TASK REQUIREMENTS: Using the data below, return word for word every line from the one holding "Output the LaTeX" down to the one holding "(a8) at (39,275)". Leave pictures out.

RAW RECORDS:
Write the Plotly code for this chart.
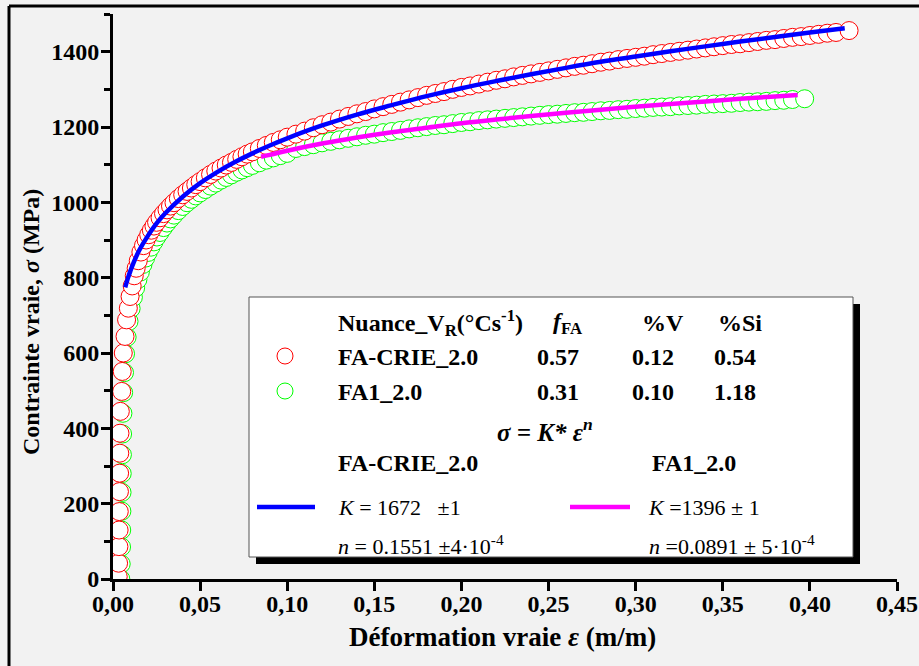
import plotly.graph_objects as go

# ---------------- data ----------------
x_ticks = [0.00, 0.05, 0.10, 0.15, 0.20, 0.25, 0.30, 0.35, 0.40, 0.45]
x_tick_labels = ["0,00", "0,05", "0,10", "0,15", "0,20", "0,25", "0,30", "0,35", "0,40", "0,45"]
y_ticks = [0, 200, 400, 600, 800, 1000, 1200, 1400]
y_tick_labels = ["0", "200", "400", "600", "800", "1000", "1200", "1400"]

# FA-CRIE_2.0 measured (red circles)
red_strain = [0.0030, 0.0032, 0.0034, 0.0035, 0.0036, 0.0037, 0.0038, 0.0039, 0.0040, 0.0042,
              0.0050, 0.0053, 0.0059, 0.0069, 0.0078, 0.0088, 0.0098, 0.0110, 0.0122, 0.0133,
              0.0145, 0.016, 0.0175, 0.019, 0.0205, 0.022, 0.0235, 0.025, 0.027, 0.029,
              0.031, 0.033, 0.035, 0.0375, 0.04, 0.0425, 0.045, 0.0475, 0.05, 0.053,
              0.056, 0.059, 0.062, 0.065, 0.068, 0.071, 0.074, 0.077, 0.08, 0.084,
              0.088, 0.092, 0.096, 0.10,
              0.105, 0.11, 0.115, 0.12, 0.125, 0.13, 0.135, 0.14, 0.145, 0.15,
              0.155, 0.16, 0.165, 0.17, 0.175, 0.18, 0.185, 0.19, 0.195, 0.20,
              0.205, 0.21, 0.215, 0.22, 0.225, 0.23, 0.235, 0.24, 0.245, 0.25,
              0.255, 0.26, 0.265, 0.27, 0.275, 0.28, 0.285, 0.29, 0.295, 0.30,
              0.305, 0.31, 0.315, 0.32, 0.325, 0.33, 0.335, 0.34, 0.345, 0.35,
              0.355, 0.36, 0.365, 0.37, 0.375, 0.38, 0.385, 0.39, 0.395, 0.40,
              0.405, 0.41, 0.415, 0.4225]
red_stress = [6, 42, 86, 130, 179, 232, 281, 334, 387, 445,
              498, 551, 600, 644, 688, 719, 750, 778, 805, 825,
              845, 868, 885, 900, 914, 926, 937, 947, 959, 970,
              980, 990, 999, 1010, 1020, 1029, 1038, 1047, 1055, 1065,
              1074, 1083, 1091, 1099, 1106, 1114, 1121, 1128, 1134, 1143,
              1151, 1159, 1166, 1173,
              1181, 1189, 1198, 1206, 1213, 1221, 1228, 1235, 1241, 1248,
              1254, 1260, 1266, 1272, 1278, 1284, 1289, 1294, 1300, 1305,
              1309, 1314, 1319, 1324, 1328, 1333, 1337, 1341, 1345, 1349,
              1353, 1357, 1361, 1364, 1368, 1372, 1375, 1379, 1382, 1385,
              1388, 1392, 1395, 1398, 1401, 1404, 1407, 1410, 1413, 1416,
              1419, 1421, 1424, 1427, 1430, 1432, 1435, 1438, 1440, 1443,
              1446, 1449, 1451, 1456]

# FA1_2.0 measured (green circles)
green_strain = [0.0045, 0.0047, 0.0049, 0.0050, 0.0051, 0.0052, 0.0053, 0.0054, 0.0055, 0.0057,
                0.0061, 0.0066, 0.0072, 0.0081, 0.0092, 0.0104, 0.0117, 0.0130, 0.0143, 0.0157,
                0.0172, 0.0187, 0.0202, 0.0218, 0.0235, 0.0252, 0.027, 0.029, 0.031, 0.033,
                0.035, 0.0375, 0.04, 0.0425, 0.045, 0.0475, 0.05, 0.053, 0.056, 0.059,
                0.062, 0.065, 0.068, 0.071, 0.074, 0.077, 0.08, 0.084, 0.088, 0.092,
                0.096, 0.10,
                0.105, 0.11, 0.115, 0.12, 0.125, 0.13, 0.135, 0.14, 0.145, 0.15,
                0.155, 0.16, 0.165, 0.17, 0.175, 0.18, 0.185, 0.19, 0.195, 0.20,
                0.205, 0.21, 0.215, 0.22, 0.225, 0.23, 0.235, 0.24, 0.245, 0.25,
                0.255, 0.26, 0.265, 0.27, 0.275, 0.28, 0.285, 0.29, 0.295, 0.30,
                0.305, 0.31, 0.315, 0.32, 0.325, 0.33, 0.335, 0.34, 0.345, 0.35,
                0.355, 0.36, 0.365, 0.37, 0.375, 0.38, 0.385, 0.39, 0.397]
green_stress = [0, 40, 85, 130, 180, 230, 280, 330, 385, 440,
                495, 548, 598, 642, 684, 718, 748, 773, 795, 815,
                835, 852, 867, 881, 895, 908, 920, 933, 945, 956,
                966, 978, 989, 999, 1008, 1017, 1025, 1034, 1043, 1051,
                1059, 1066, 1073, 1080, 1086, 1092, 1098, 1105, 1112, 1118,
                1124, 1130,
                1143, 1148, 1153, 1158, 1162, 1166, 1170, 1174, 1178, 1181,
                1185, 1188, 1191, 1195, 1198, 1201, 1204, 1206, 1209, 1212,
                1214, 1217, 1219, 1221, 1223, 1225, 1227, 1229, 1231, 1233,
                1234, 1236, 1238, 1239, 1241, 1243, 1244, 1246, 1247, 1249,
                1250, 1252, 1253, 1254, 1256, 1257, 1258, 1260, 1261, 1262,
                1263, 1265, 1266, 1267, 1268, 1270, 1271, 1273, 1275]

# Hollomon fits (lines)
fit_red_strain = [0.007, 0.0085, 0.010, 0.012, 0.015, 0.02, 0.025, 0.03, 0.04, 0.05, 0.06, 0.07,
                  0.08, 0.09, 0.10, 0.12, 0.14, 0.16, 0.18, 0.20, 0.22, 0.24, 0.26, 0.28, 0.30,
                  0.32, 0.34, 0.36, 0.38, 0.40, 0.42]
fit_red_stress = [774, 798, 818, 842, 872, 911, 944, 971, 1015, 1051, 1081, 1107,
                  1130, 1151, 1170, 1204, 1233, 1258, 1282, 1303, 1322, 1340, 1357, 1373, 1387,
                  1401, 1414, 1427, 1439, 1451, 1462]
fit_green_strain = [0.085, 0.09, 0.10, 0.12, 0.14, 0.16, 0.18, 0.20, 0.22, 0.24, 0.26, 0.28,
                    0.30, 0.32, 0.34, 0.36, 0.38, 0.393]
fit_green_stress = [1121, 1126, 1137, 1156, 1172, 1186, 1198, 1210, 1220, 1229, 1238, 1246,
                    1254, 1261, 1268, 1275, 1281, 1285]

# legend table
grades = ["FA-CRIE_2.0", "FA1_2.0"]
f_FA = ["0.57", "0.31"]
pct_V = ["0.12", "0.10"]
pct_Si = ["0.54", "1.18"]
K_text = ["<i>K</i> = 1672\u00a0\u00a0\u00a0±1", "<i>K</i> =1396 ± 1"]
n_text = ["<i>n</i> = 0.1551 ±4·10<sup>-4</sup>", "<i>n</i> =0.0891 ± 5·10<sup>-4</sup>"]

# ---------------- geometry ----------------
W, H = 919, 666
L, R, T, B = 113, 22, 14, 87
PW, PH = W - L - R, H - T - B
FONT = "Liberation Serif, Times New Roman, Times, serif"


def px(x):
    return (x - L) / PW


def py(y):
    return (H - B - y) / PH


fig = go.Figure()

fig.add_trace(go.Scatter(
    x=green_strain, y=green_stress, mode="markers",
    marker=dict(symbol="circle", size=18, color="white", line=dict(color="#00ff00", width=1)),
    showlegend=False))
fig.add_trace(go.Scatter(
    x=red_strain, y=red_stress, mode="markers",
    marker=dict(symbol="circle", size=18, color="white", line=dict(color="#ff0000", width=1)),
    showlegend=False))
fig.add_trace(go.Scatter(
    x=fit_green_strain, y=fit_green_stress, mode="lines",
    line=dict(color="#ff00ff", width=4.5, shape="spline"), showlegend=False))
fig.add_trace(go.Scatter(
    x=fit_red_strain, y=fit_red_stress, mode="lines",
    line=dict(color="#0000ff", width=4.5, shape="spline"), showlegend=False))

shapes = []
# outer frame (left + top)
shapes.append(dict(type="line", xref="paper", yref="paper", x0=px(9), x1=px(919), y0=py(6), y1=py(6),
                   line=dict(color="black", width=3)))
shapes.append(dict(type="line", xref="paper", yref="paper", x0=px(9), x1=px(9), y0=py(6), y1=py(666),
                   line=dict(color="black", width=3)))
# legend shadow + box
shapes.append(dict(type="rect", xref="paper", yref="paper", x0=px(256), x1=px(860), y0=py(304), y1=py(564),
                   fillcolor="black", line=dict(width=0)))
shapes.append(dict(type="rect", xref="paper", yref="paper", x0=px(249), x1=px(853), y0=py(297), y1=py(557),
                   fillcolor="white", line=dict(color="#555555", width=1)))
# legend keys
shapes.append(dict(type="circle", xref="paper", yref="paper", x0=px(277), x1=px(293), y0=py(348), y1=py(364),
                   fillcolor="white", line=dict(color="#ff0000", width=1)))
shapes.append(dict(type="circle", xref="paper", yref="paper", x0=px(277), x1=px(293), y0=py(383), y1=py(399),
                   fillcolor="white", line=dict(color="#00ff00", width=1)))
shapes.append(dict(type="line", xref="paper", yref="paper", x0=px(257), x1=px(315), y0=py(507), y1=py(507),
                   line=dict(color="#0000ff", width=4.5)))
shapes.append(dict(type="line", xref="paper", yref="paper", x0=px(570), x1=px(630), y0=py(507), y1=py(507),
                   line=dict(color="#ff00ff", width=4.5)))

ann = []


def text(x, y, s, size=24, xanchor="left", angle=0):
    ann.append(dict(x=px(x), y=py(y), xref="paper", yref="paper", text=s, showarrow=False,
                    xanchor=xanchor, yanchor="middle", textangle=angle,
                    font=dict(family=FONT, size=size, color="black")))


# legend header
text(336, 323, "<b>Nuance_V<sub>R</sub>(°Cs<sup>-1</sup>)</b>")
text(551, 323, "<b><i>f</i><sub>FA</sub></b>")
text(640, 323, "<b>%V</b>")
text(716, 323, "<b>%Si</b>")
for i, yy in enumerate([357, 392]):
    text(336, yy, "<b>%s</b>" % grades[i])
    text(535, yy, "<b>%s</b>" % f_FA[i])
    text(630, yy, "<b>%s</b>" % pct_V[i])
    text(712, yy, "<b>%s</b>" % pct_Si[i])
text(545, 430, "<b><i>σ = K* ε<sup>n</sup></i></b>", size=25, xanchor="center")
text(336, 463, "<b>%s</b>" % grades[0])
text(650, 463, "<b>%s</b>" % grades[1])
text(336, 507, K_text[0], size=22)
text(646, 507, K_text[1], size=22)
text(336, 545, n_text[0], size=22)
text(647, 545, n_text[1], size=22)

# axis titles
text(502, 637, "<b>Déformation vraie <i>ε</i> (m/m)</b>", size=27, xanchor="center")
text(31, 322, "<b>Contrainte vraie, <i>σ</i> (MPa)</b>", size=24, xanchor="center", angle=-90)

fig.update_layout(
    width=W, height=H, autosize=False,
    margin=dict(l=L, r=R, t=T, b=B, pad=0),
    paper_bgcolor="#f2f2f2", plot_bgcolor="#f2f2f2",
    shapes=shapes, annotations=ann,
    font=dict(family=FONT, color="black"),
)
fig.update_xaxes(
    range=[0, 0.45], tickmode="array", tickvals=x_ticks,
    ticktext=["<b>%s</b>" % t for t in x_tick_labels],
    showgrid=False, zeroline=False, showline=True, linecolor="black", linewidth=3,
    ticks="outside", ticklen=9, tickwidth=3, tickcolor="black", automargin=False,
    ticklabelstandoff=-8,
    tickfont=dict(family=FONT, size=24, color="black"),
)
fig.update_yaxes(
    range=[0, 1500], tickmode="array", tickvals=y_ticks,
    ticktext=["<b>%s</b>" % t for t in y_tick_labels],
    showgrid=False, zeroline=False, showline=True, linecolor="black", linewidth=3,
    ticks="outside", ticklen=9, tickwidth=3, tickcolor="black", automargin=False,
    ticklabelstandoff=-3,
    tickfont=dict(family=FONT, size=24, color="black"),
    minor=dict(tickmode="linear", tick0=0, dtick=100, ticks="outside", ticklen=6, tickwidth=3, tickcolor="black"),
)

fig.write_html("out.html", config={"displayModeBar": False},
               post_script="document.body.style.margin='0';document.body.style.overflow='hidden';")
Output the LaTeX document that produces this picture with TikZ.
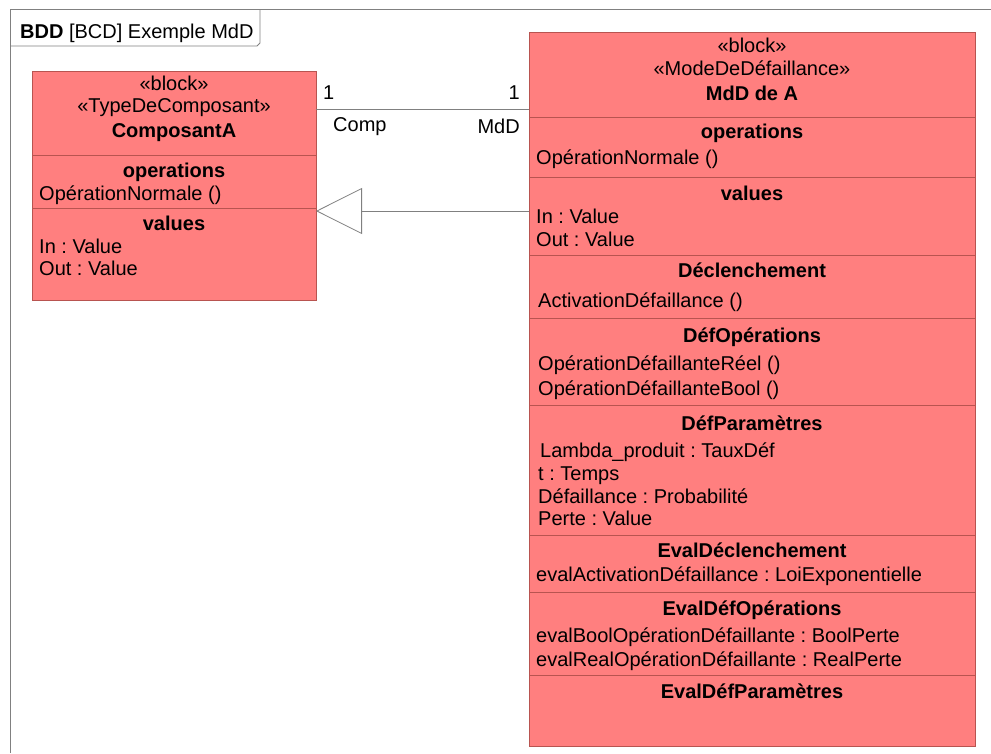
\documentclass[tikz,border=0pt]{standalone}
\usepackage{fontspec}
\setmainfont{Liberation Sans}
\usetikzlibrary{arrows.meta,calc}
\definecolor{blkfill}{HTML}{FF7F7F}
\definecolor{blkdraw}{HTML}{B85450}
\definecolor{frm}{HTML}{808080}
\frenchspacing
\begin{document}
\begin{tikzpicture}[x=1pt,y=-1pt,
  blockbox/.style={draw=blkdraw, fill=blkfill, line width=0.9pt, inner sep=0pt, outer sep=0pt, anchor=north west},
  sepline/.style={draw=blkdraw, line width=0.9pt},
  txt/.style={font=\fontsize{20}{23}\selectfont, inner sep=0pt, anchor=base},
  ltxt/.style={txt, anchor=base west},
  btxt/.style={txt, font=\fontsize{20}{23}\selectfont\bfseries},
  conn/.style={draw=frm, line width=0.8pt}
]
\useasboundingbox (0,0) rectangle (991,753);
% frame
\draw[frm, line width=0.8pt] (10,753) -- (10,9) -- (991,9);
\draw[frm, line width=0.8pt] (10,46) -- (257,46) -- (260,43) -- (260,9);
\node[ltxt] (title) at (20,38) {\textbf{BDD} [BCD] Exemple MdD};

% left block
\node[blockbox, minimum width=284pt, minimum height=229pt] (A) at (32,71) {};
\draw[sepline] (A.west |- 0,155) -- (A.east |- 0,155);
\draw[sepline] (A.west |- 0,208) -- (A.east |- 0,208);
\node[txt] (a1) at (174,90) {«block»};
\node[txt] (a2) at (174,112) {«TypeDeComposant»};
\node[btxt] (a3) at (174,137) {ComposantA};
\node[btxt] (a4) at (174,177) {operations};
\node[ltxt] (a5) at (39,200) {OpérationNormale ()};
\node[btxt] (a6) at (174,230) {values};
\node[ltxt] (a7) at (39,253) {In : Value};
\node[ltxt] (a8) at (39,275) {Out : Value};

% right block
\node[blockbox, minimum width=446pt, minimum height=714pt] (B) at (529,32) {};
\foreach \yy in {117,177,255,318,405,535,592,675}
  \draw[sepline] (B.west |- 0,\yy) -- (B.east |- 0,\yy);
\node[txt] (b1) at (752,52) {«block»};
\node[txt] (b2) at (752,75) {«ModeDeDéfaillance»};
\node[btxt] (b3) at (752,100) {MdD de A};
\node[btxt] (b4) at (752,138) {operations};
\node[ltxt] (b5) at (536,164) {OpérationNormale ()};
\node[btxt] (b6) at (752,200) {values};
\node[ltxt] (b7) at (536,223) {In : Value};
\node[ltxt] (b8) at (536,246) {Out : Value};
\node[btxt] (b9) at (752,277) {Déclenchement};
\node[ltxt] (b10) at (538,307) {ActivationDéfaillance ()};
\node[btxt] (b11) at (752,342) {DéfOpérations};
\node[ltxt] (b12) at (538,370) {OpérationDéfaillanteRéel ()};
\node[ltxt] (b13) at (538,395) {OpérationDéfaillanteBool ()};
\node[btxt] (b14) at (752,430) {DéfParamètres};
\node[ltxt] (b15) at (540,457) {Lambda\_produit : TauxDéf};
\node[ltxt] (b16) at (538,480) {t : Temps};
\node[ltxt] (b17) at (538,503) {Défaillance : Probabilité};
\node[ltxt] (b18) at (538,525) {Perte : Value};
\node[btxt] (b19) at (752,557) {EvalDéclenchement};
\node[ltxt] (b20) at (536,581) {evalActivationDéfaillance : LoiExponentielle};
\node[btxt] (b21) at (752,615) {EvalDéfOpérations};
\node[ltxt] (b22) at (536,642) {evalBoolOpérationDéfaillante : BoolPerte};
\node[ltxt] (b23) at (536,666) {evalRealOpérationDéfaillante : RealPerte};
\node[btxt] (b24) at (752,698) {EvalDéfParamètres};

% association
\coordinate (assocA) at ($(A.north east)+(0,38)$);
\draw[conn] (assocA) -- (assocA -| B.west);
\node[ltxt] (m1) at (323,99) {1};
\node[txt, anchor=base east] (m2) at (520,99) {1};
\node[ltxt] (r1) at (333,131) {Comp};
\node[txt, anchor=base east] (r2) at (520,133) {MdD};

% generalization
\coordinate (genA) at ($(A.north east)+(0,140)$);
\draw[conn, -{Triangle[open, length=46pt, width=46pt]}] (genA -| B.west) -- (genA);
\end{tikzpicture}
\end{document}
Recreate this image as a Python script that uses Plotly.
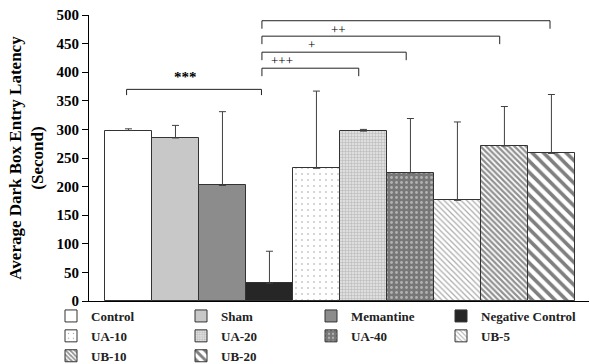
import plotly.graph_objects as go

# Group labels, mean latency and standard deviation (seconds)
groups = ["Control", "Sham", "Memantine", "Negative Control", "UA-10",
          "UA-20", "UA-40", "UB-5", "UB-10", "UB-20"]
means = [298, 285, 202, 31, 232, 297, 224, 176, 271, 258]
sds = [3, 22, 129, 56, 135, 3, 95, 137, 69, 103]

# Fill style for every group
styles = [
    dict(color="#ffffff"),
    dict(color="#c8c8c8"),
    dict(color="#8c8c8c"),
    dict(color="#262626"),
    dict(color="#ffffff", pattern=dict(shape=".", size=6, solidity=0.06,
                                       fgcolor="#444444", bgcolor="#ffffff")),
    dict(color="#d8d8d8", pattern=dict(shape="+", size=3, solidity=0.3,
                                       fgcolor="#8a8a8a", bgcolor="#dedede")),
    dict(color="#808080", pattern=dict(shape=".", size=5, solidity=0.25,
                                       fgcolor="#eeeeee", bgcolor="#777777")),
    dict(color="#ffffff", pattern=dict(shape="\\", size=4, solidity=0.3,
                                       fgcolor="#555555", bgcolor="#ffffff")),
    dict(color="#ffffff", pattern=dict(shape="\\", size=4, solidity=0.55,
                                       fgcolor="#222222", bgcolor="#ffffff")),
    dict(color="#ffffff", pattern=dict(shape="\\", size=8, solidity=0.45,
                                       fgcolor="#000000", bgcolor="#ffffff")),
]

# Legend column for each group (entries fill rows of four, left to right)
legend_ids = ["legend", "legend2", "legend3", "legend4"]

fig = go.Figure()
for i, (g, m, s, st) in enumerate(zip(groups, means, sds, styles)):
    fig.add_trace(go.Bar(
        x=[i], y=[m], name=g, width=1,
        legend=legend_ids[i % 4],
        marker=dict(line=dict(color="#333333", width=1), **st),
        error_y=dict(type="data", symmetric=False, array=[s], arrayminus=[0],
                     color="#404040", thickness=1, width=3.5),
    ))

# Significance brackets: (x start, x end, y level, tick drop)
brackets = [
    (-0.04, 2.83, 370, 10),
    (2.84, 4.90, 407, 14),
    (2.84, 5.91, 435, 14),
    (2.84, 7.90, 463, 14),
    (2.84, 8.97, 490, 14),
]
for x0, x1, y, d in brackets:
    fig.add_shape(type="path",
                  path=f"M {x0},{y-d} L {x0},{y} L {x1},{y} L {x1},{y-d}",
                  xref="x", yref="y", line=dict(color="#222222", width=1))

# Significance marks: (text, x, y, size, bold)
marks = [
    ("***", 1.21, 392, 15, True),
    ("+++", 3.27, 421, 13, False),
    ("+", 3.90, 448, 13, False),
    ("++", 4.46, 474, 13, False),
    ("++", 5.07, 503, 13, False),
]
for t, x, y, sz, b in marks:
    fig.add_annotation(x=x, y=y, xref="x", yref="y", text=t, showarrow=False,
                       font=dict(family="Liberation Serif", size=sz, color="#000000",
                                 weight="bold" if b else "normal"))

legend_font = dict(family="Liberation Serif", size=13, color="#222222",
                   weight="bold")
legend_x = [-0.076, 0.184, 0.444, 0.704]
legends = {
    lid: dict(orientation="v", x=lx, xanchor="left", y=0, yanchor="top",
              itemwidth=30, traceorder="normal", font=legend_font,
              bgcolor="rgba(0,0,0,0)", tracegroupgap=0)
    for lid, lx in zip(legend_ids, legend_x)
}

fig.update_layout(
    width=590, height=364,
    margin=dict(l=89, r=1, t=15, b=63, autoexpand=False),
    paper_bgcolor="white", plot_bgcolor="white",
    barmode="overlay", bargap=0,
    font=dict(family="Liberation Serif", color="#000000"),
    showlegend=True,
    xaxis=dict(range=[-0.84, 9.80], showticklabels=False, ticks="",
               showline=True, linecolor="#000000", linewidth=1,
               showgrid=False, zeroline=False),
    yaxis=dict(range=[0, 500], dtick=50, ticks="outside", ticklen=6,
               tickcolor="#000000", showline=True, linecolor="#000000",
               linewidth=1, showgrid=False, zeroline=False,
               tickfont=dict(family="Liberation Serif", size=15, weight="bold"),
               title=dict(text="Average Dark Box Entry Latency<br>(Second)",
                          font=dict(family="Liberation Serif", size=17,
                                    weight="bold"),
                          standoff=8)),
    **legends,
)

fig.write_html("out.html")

SOLUTION FOR THIS TASK:
Output the LaTeX document that produces this picture with TikZ.
\documentclass[tikz,border=0pt]{standalone}
\usepackage{fontspec}
\setmainfont{Liberation Sans}
\usetikzlibrary{arrows.meta,calc}
\definecolor{blkfill}{HTML}{FF7F7F}
\definecolor{blkdraw}{HTML}{B85450}
\definecolor{frm}{HTML}{808080}
\frenchspacing
\begin{document}
\begin{tikzpicture}[x=1pt,y=-1pt,
  blockbox/.style={draw=blkdraw, fill=blkfill, line width=0.9pt, inner sep=0pt, outer sep=0pt, anchor=north west},
  sepline/.style={draw=blkdraw, line width=0.9pt},
  txt/.style={font=\fontsize{20}{23}\selectfont, inner sep=0pt, anchor=base},
  ltxt/.style={txt, anchor=base west},
  btxt/.style={txt, font=\fontsize{20}{23}\selectfont\bfseries},
  conn/.style={draw=frm, line width=0.8pt}
]
\useasboundingbox (0,0) rectangle (991,753);
% frame
\draw[frm, line width=0.8pt] (10,753) -- (10,9) -- (991,9);
\draw[frm, line width=0.8pt] (10,46) -- (257,46) -- (260,43) -- (260,9);
\node[ltxt] (title) at (20,38) {\textbf{BDD} [BCD] Exemple MdD};

% left block
\node[blockbox, minimum width=284pt, minimum height=229pt] (A) at (32,71) {};
\draw[sepline] (A.west |- 0,155) -- (A.east |- 0,155);
\draw[sepline] (A.west |- 0,208) -- (A.east |- 0,208);
\node[txt] (a1) at (174,90) {«block»};
\node[txt] (a2) at (174,112) {«TypeDeComposant»};
\node[btxt] (a3) at (174,137) {ComposantA};
\node[btxt] (a4) at (174,177) {operations};
\node[ltxt] (a5) at (39,200) {OpérationNormale ()};
\node[btxt] (a6) at (174,230) {values};
\node[ltxt] (a7) at (39,253) {In : Value};
\node[ltxt] (a8) at (39,275) {Out : Value};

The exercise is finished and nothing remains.